We’ve found the Apple cart. I wrote on the 13th of April after looking at the US stockmarket on the 9th of April;

[I]t is always impossible to know what developments will surface to upset the applecart. It could be Greece (PIIGS) or even UK. It could be China. It could be a trade war or a currency depreciation cycle. Or rising prices (inflation in general) of resources like oil, copper, steel which take a break on the recovery.

And as early as February, I compared the situation already with the Asia 1997 and hoped for an contingency plan.

The FinancialTimes and WSJ reports that “its 10-year borrowing costs, are now more than twice as high as those of the German government.” Thus, it is a reasonable argument to have a Plan B C after the Lehman and Northern Rock debacle. Because this problem of out-of-whack government debt, in the EU zone, feels like history but with other features (as always).

Why could they not contain it?

I will be very brief;

  • Europes’ political landscape scrambled to get its treaties ratified, could not find a common denominator in a reasonable time-frame, and most of them are career politicians primarily reporting back to their constituency at home – not Europe.
  • Coordination within the political landscape, regional central banks and ECB is during these times is dysfunctional. The feedback-loop is too slow, too slow in general.
  • Day-to-day politics and home-turf politics still shape the discussion.
  • The problems of independent fiscal responsibility, same monetary policy and currency, vastly different societal and cultural background and differences between member states.
  • Greece cheated too often.
  • ‘Frau Nein’ aka Angela Merkel. Instead of showing leadership capabilities, she and her party (coalition, current and past) tends to sit things out. This one was one too much. Instead of taking care of ‘contagion risk’, she cared more about regional politics (NRW) and polls. Her career and the future of the defunct coalition with the FDP. But I guess it is too much to ask for, that politicians learn fast from the events not older than two years ago.
    • On the same account you can blame France President Sarkozy and Finance Minister, Trichet & Crew, and Spains’ Finance Minister who told the IMF some weeks ago they know how to handle the problem.

Looking back, in February 2009 – it all seemed so clear what to do. But this week, Europe got its own Dump Japan (97/98) moment. Dumb junk, dump Europe. Jürgen Stark, who is a member of the board of the European Central Bank, stated, “We may already have entered into the next phase of the crisis: a sovereign debt crisis following on the financial and economic crisis.”

I posted lots about Greece in the last months leading up to this moment on my Tumblr (search Greece).

Update 1st of May 12:31pm:

Via Scott Mather (Managing Director, Portfolio Manager). Global Disparity Presents Post-Crisis Risks, Opportunities (emphasis mine):

In the wake of the recent economic crisis, new risks and opportunities lie ahead as countries are forced to grapple with a changed economic environment. Important fundamental differences will increasingly drive economic and financial markets in disparate ways across countries.

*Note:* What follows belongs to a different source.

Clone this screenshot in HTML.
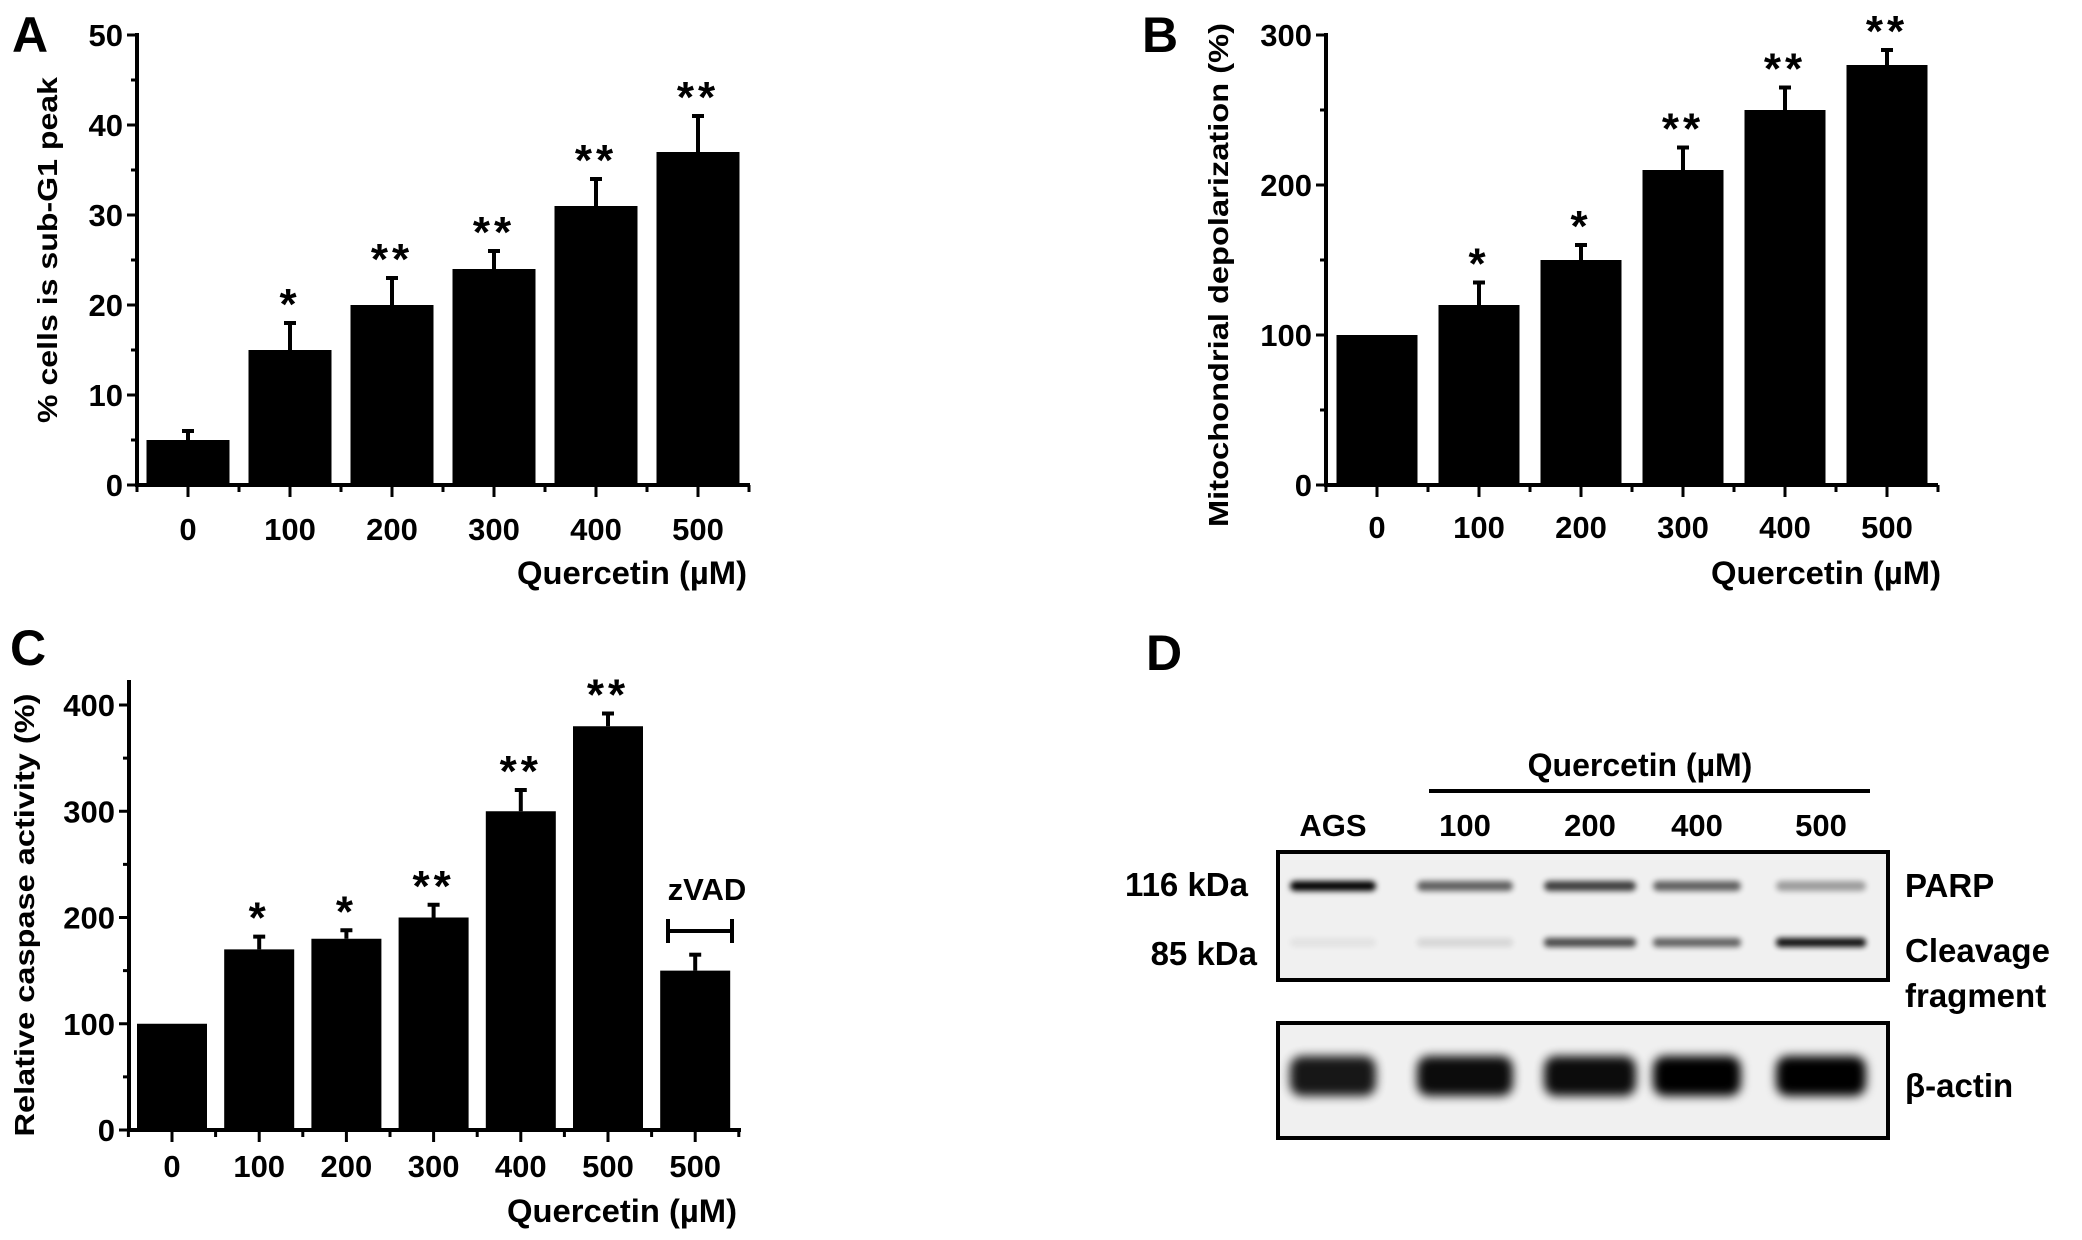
<!DOCTYPE html>
<html><head><meta charset="utf-8"><style>
html,body{margin:0;padding:0;background:#fff}
svg{display:block}
text{font-family:"Liberation Sans Narrow","Liberation Sans",sans-serif;font-weight:bold;fill:#000}
.wide{font-family:"Liberation Sans",sans-serif}
</style></head><body>
<svg id="fig" width="2082" height="1240" viewBox="0 0 2082 1240" xmlns="http://www.w3.org/2000/svg">
<defs>
<filter id="blur" x="-20%" y="-100%" width="140%" height="300%"><feGaussianBlur stdDeviation="3"/></filter>
<filter id="blur2" x="-20%" y="-100%" width="140%" height="300%"><feGaussianBlur stdDeviation="5"/></filter>
</defs>
<g id="panelA"></g>
<g id="panelB"></g>
<g id="panelC"></g>
<g id="panelD"></g>
</svg>
<script>
// Panel A data
const aCategories = ["0","100","200","300","400","500"];
const aValues = [5,15,20,24,31,37];
const aErrors = [1,3,3,2,3,4];
const aStars = ["","*","**","**","**","**"];
const aTicks = [0,10,20,30,40,50];
// Panel B data
const bCategories = ["0","100","200","300","400","500"];
const bValues = [100,120,150,210,250,280];
const bErrors = [0,15,10,15,15,10];
const bStars = ["","*","*","**","**","**"];
const bTicks = [0,100,200,300];
// Panel C data
const cCategories = ["0","100","200","300","400","500","500"];
const cValues = [100,170,180,200,300,380,150];
const cErrors = [0,12,8,12,20,12,15];
const cStars = ["","*","*","**","**","**",""];
const cTicks = [0,100,200,300,400];
// Panel D data
const dLanes = ["AGS","100","200","400","500"];
const dParp = [1.0,0.6,0.75,0.6,0.35];
const dCleave = [0.05,0.1,0.7,0.6,0.95];
const dActin = [0.9,0.95,0.95,1.0,1.0];

const NS="http://www.w3.org/2000/svg";
function mk(parent,tag,attrs,txt){const e=document.createElementNS(NS,tag);for(const k in attrs)e.setAttribute(k,attrs[k]);if(txt!==undefined)e.textContent=txt;parent.appendChild(e);return e;}

function barChart(g,cfg,cats,vals,errs,stars,ticks){
  const ymax=ticks[ticks.length-1];
  const yS=v=>cfg.y0-(v/ymax)*(cfg.y0-cfg.yTop);
  const xC=i=>cfg.firstC+i*cfg.step;
  // bars
  cats.forEach((c,i)=>{
    const r=mk(g,'rect',{x:xC(i)-cfg.bw/2,y:yS(vals[i]),width:cfg.bw,height:cfg.y0-yS(vals[i]),fill:'#000'});
    
    
    if(errs[i]>0){
      const top=yS(vals[i]+errs[i]);
      const l=mk(g,'line',{x1:xC(i),x2:xC(i),y1:yS(vals[i]),y2:top,stroke:'#000','stroke-width':4});
      
      
      mk(g,'line',{x1:xC(i)-6,x2:xC(i)+6,y1:top,y2:top,stroke:'#000','stroke-width':4});
    }
    if(stars[i]){
      const top=yS(vals[i]+errs[i]);
      const s=mk(g,'text',{x:xC(i),y:top-4,'text-anchor':'middle','font-size':44,class:'wide','letter-spacing':4},stars[i]);
      
      
    }
    const t=mk(g,'text',{x:xC(i),y:cfg.labY,'text-anchor':'middle','font-size':31},c);
    
    
    mk(g,'line',{x1:xC(i),x2:xC(i),y1:cfg.y0,y2:cfg.y0+12,stroke:'#000','stroke-width':3});
    mk(g,'line',{x1:xC(i)+cfg.step/2,x2:xC(i)+cfg.step/2,y1:cfg.y0,y2:cfg.y0+7,stroke:'#000','stroke-width':3});
  });
  mk(g,'line',{x1:xC(0)-cfg.step/2,x2:xC(0)-cfg.step/2,y1:cfg.y0,y2:cfg.y0+7,stroke:'#000','stroke-width':3});
  // axes
  const ya=mk(g,'line',{x1:cfg.ax,x2:cfg.ax,y1:cfg.axTop,y2:cfg.y0+2,stroke:'#000','stroke-width':4});
  
  
  const xa=mk(g,'line',{x1:cfg.ax-2,x2:cfg.xEnd,y1:cfg.y0,y2:cfg.y0,stroke:'#000','stroke-width':4});
  
  
  ticks.forEach((v,i)=>{
    mk(g,'line',{x1:cfg.ax-10,x2:cfg.ax,y1:yS(v),y2:yS(v),stroke:'#000','stroke-width':3});
    if(i<ticks.length-1){const mv=(v+ticks[i+1])/2;mk(g,'line',{x1:cfg.ax-6,x2:cfg.ax,y1:yS(mv),y2:yS(mv),stroke:'#000','stroke-width':3});}
    const t=mk(g,'text',{x:cfg.ax-14,y:yS(v)+11,'text-anchor':'end','font-size':31},String(v));
    
    
  });
  const xt=mk(g,'text',{x:cfg.titleR,y:cfg.titleY,'text-anchor':'end','font-size':32,textLength:230,lengthAdjust:'spacingAndGlyphs'},'Quercetin (µM)');
  
  
  const yt=mk(g,'text',{x:0,y:0,'text-anchor':'middle','font-size':28,class:'wide',textLength:cfg.yLabLen,lengthAdjust:'spacingAndGlyphs',transform:`translate(${cfg.yLabX},${cfg.yLabC}) rotate(-90)`},cfg.yLabel);
  
  
  const pl=mk(g,'text',{x:cfg.letterX,y:cfg.letterY,'font-size':50,class:'wide'},cfg.letter);
  
  
}

barChart(document.getElementById('panelA'),{y0:485,yTop:35,axTop:33,ax:137,firstC:188,step:102,bw:83,xEnd:750,labY:540,titleR:747,titleY:584,
  yLabel:'% cells is sub-G1 peak',yLabX:57,yLabC:250,yLabLen:346,letter:'A',letterX:12,letterY:52},aCategories,aValues,aErrors,aStars,aTicks);
barChart(document.getElementById('panelB'),{y0:485,yTop:35,axTop:33,ax:1326,firstC:1377,step:102,bw:81,xEnd:1938,labY:538,titleR:1941,titleY:584,
  yLabel:'Mitochondrial depolarization (%)',yLabX:1228,yLabC:275,yLabLen:504,letter:'B',letterX:1142,letterY:52},bCategories,bValues,bErrors,bStars,bTicks);
barChart(document.getElementById('panelC'),{y0:1130,yTop:705,axTop:680,ax:129,firstC:172,step:87.2,bw:70,xEnd:741,labY:1177,titleR:737,titleY:1222,
  yLabel:'Relative caspase activity (%)',yLabX:34,yLabC:915,yLabLen:443,letter:'C',letterX:10,letterY:665},cCategories,cValues,cErrors,cStars,cTicks);

// zVAD annotation
(function(){
  const g=document.getElementById('panelC');
  const t=mk(g,'text',{x:707,y:900,'text-anchor':'middle','font-size':31},'zVAD');
  
  
  const b=mk(g,'path',{d:'M668 919 V943 M668 931 H732 M732 919 V943',stroke:'#000','stroke-width':4,fill:'none'});
  
  
})();

// Panel D western blot
(function(){
  const g=document.getElementById('panelD');
  const L=mk(g,'text',{x:1146,y:670,'font-size':50,class:'wide'},'D');
  
  
  const q=mk(g,'text',{x:1640,y:776,'text-anchor':'middle','font-size':32},'Quercetin (µM)');
  
  
  const ln=mk(g,'line',{x1:1429,x2:1870,y1:791,y2:791,stroke:'#000','stroke-width':4});
  
  
  const laneC=[1333,1465,1590,1697,1821];
  const laneW=[86,96,92,88,90];
  dLanes.forEach((n,i)=>{
    const t=mk(g,'text',{x:laneC[i],y:836,'text-anchor':'middle','font-size':31},n);
    
    
  });
  const b1=mk(g,'rect',{x:1278,y:852,width:610,height:128,fill:'#f0f0f0',stroke:'#000','stroke-width':4});
  
  
  const b2=mk(g,'rect',{x:1278,y:1023,width:610,height:115,fill:'#f0f0f0',stroke:'#000','stroke-width':4});
  
  
  dLanes.forEach((n,i)=>{
    const p=mk(g,'rect',{x:laneC[i]-laneW[i]/2,y:881,width:laneW[i],height:10,rx:5,fill:'#000',opacity:dParp[i],filter:'url(#blur)'});
    
    
    const c=mk(g,'rect',{x:laneC[i]-laneW[i]/2,y:938,width:laneW[i],height:9,rx:4,fill:'#000',opacity:dCleave[i],filter:'url(#blur)'});
    
    
    const a=mk(g,'rect',{x:laneC[i]-laneW[i]/2,y:1056,width:laneW[i],height:40,rx:12,fill:'#000',opacity:dActin[i],filter:'url(#blur2)'});
    
    
  });
  const labels=[['116 kDa',1248,896,'end'],['85 kDa',1257,965,'end'],['PARP',1905,897,'start'],['Cleavage',1905,962,'start'],['fragment',1905,1007,'start'],['β-actin',1905,1097,'start']];
  labels.forEach((l,i)=>{
    const t=mk(g,'text',{x:l[1],y:l[2],'text-anchor':l[3],'font-size':33},l[0]);
    
    
  });
})();
</script>
</body></html>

Historically, debt growth has been used as an economic stabilizer in times of need and helped to level economic activity among countries. But going forward, the unprecedented accumulation of sovereign debt will increasingly limit policy flexibility and further push countries apart in terms of economic performance. Many countries are already very near a tipping point, having exhausted maneuvering room during the recent economic crisis.
Much of the last few decades can be characterized as a period of increasing “sameness”: Economic and market correlations rose between countries even as the overall volatility of growth and inflation fell. This development masked growing imbalances and future sources of instability. Some of these imbalances were exposed in the economic crisis. But owing to differences in initial conditions and policy choices made throughout the economic crisis, the decades of growing sameness to which we have been accustomed have likely ended. Many old vulnerabilities remain unaddressed and many new sources of instability are surfacing. Differences between countries will grow much larger in the years ahead.